Exercise details →
Return every line below as is, leaving out the pictures.

Data section →

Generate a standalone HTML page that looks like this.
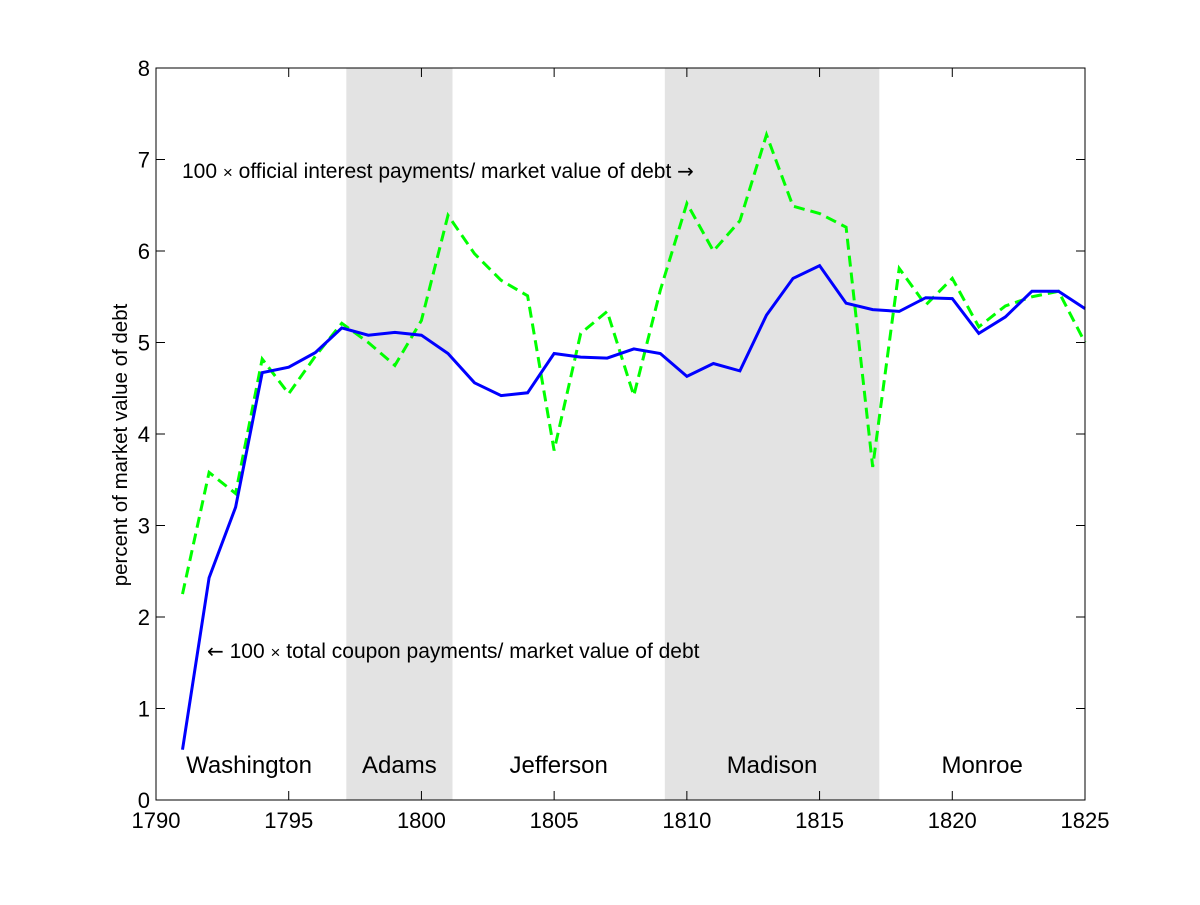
<!DOCTYPE html>
<html><head><meta charset="utf-8"><style>
body{margin:0;background:#fff}
svg text{font-family:"Liberation Sans",Arial,sans-serif;fill:#000}
.ar{font-family:"DejaVu Sans",sans-serif;font-size:20px}
</style></head><body>
<svg width="1200" height="900" viewBox="0 0 1200 900" xmlns="http://www.w3.org/2000/svg">
<g id="shades"></g>
<g id="series"></g>
<g id="axes"></g>
<g id="labels"></g>
</svg>
<script>
const years = [1791,1792,1793,1794,1795,1796,1797,1798,1799,1800,1801,1802,1803,1804,1805,1806,1807,1808,1809,1810,1811,1812,1813,1814,1815,1816,1817,1818,1819,1820,1821,1822,1823,1824,1825];
const couponVals = [0.55,2.43,3.2,4.67,4.73,4.89,5.16,5.08,5.11,5.08,4.88,4.56,4.42,4.45,4.88,4.84,4.83,4.93,4.88,4.63,4.77,4.69,5.30,5.70,5.84,5.43,5.36,5.34,5.49,5.48,5.10,5.28,5.56,5.56,5.37];
const officialVals = [2.25,3.58,3.35,4.82,4.44,4.85,5.21,5.0,4.75,5.24,6.39,5.97,5.68,5.51,3.82,5.10,5.34,4.42,5.57,6.52,6.0,6.33,7.27,6.49,6.41,6.26,3.64,5.81,5.41,5.70,5.17,5.40,5.50,5.56,5.0];
const xTicks = [1790,1795,1800,1805,1810,1815,1820,1825];
const yTicks = [0,1,2,3,4,5,6,7,8];
const terms = [["Washington",1790,1797.17,false],["Adams",1797.17,1801.17,true],["Jefferson",1801.17,1809.17,false],["Madison",1809.17,1817.25,true],["Monroe",1817.25,1825,false]];

const X0=156,X1=1085,Y0=800,Y1=68;
const sx=v=>X0+(v-1790)/35*(X1-X0);
const sy=v=>Y0-v/8*(Y0-Y1);
const NS="http://www.w3.org/2000/svg";
function mk(tag,parent,attrs){const e=document.createElementNS(NS,tag);for(const k in attrs)e.setAttribute(k,attrs[k]);document.getElementById(parent).appendChild(e);return e;}

terms.forEach(t=>{
  if(t[3]){
    const r=mk('rect','shades',{x:sx(t[1]),y:Y1,width:sx(t[2])-sx(t[1]),height:Y0-Y1,fill:'#e3e3e3'});
    
    
  }
  const cx=t[0]==="Washington"?249:(sx(t[1])+sx(t[2]))/2;
  const tx=mk('text','labels',{x:cx,y:773,'font-size':24,'text-anchor':'middle'});
  tx.textContent=t[0];
  
  
});

function line(vals,color,dash,name){
  const d=vals.map((v,i)=>(i?'L':'M')+sx(years[i]).toFixed(1)+' '+sy(v).toFixed(1)).join(' ');
  const p=mk('path','series',{d:d,fill:'none',stroke:color,'stroke-width':3,'stroke-dasharray':dash});
  
  
}
line(officialVals,'#00ff00','11,6','official-interest-line');
line(couponVals,'#0000ff','none','total-coupon-line');

const box=mk('rect','axes',{x:X0,y:Y1,width:X1-X0,height:Y0-Y1,fill:'none',stroke:'#000','stroke-width':1});


xTicks.forEach(v=>{
  const x=sx(v);
  mk('line','axes',{x1:x,x2:x,y1:Y0,y2:Y0-9,stroke:'#000'});
  mk('line','axes',{x1:x,x2:x,y1:Y1,y2:Y1+9,stroke:'#000'});
  const t=mk('text','axes',{x:x,y:828,'font-size':22,'text-anchor':'middle'});
  t.textContent=v;
  
  
});
yTicks.forEach(v=>{
  const y=sy(v);
  mk('line','axes',{x1:X0,x2:X0+9,y1:y,y2:y,stroke:'#000'});
  mk('line','axes',{x1:X1,x2:X1-9,y1:y,y2:y,stroke:'#000'});
  const t=mk('text','axes',{x:X0-6,y:y+8,'font-size':22,'text-anchor':'end'});
  t.textContent=v;
  
  
});
</script>
<svg style="position:absolute;left:0;top:0" width="1200" height="900">
<text x="127" y="445" font-size="20.5" text-anchor="middle" transform="rotate(-90 127 445)" font-family="Liberation Sans, sans-serif">percent of market value of debt</text>
<text x="182" y="178" font-size="21" font-family="Liberation Sans, sans-serif">100 <tspan font-size="17">×</tspan> official interest payments/ market value of debt <tspan class="ar">→</tspan></text>
<text x="207" y="658" font-size="21" font-family="Liberation Sans, sans-serif"><tspan class="ar">←</tspan> 100 <tspan font-size="17">×</tspan> total coupon payments/ market value of debt</text>
</svg>
</body></html>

Answer in full →
Generate a standalone HTML page that looks like this.
<!DOCTYPE html>
<html><head><meta charset="utf-8"><style>
body{margin:0;background:#fff}
svg text{font-family:"Liberation Sans",Arial,sans-serif;fill:#000}
.ar{font-family:"DejaVu Sans",sans-serif;font-size:20px}
</style></head><body>
<svg width="1200" height="900" viewBox="0 0 1200 900" xmlns="http://www.w3.org/2000/svg">
<g id="shades"></g>
<g id="series"></g>
<g id="axes"></g>
<g id="labels"></g>
</svg>
<script>
const years = [1791,1792,1793,1794,1795,1796,1797,1798,1799,1800,1801,1802,1803,1804,1805,1806,1807,1808,1809,1810,1811,1812,1813,1814,1815,1816,1817,1818,1819,1820,1821,1822,1823,1824,1825];
const couponVals = [0.55,2.43,3.2,4.67,4.73,4.89,5.16,5.08,5.11,5.08,4.88,4.56,4.42,4.45,4.88,4.84,4.83,4.93,4.88,4.63,4.77,4.69,5.30,5.70,5.84,5.43,5.36,5.34,5.49,5.48,5.10,5.28,5.56,5.56,5.37];
const officialVals = [2.25,3.58,3.35,4.82,4.44,4.85,5.21,5.0,4.75,5.24,6.39,5.97,5.68,5.51,3.82,5.10,5.34,4.42,5.57,6.52,6.0,6.33,7.27,6.49,6.41,6.26,3.64,5.81,5.41,5.70,5.17,5.40,5.50,5.56,5.0];
const xTicks = [1790,1795,1800,1805,1810,1815,1820,1825];
const yTicks = [0,1,2,3,4,5,6,7,8];
const terms = [["Washington",1790,1797.17,false],["Adams",1797.17,1801.17,true],["Jefferson",1801.17,1809.17,false],["Madison",1809.17,1817.25,true],["Monroe",1817.25,1825,false]];

const X0=156,X1=1085,Y0=800,Y1=68;
const sx=v=>X0+(v-1790)/35*(X1-X0);
const sy=v=>Y0-v/8*(Y0-Y1);
const NS="http://www.w3.org/2000/svg";
function mk(tag,parent,attrs){const e=document.createElementNS(NS,tag);for(const k in attrs)e.setAttribute(k,attrs[k]);document.getElementById(parent).appendChild(e);return e;}

terms.forEach(t=>{
  if(t[3]){
    const r=mk('rect','shades',{x:sx(t[1]),y:Y1,width:sx(t[2])-sx(t[1]),height:Y0-Y1,fill:'#e3e3e3'});
    
    
  }
  const cx=t[0]==="Washington"?249:(sx(t[1])+sx(t[2]))/2;
  const tx=mk('text','labels',{x:cx,y:773,'font-size':24,'text-anchor':'middle'});
  tx.textContent=t[0];
  
  
});

function line(vals,color,dash,name){
  const d=vals.map((v,i)=>(i?'L':'M')+sx(years[i]).toFixed(1)+' '+sy(v).toFixed(1)).join(' ');
  const p=mk('path','series',{d:d,fill:'none',stroke:color,'stroke-width':3,'stroke-dasharray':dash});
  
  
}
line(officialVals,'#00ff00','11,6','official-interest-line');
line(couponVals,'#0000ff','none','total-coupon-line');

const box=mk('rect','axes',{x:X0,y:Y1,width:X1-X0,height:Y0-Y1,fill:'none',stroke:'#000','stroke-width':1});


xTicks.forEach(v=>{
  const x=sx(v);
  mk('line','axes',{x1:x,x2:x,y1:Y0,y2:Y0-9,stroke:'#000'});
  mk('line','axes',{x1:x,x2:x,y1:Y1,y2:Y1+9,stroke:'#000'});
  const t=mk('text','axes',{x:x,y:828,'font-size':22,'text-anchor':'middle'});
  t.textContent=v;
  
  
});
yTicks.forEach(v=>{
  const y=sy(v);
  mk('line','axes',{x1:X0,x2:X0+9,y1:y,y2:y,stroke:'#000'});
  mk('line','axes',{x1:X1,x2:X1-9,y1:y,y2:y,stroke:'#000'});
  const t=mk('text','axes',{x:X0-6,y:y+8,'font-size':22,'text-anchor':'end'});
  t.textContent=v;
  
  
});
</script>
<svg style="position:absolute;left:0;top:0" width="1200" height="900">
<text x="127" y="445" font-size="20.5" text-anchor="middle" transform="rotate(-90 127 445)" font-family="Liberation Sans, sans-serif">percent of market value of debt</text>
<text x="182" y="178" font-size="21" font-family="Liberation Sans, sans-serif">100 <tspan font-size="17">×</tspan> official interest payments/ market value of debt <tspan class="ar">→</tspan></text>
<text x="207" y="658" font-size="21" font-family="Liberation Sans, sans-serif"><tspan class="ar">←</tspan> 100 <tspan font-size="17">×</tspan> total coupon payments/ market value of debt</text>
</svg>
</body></html>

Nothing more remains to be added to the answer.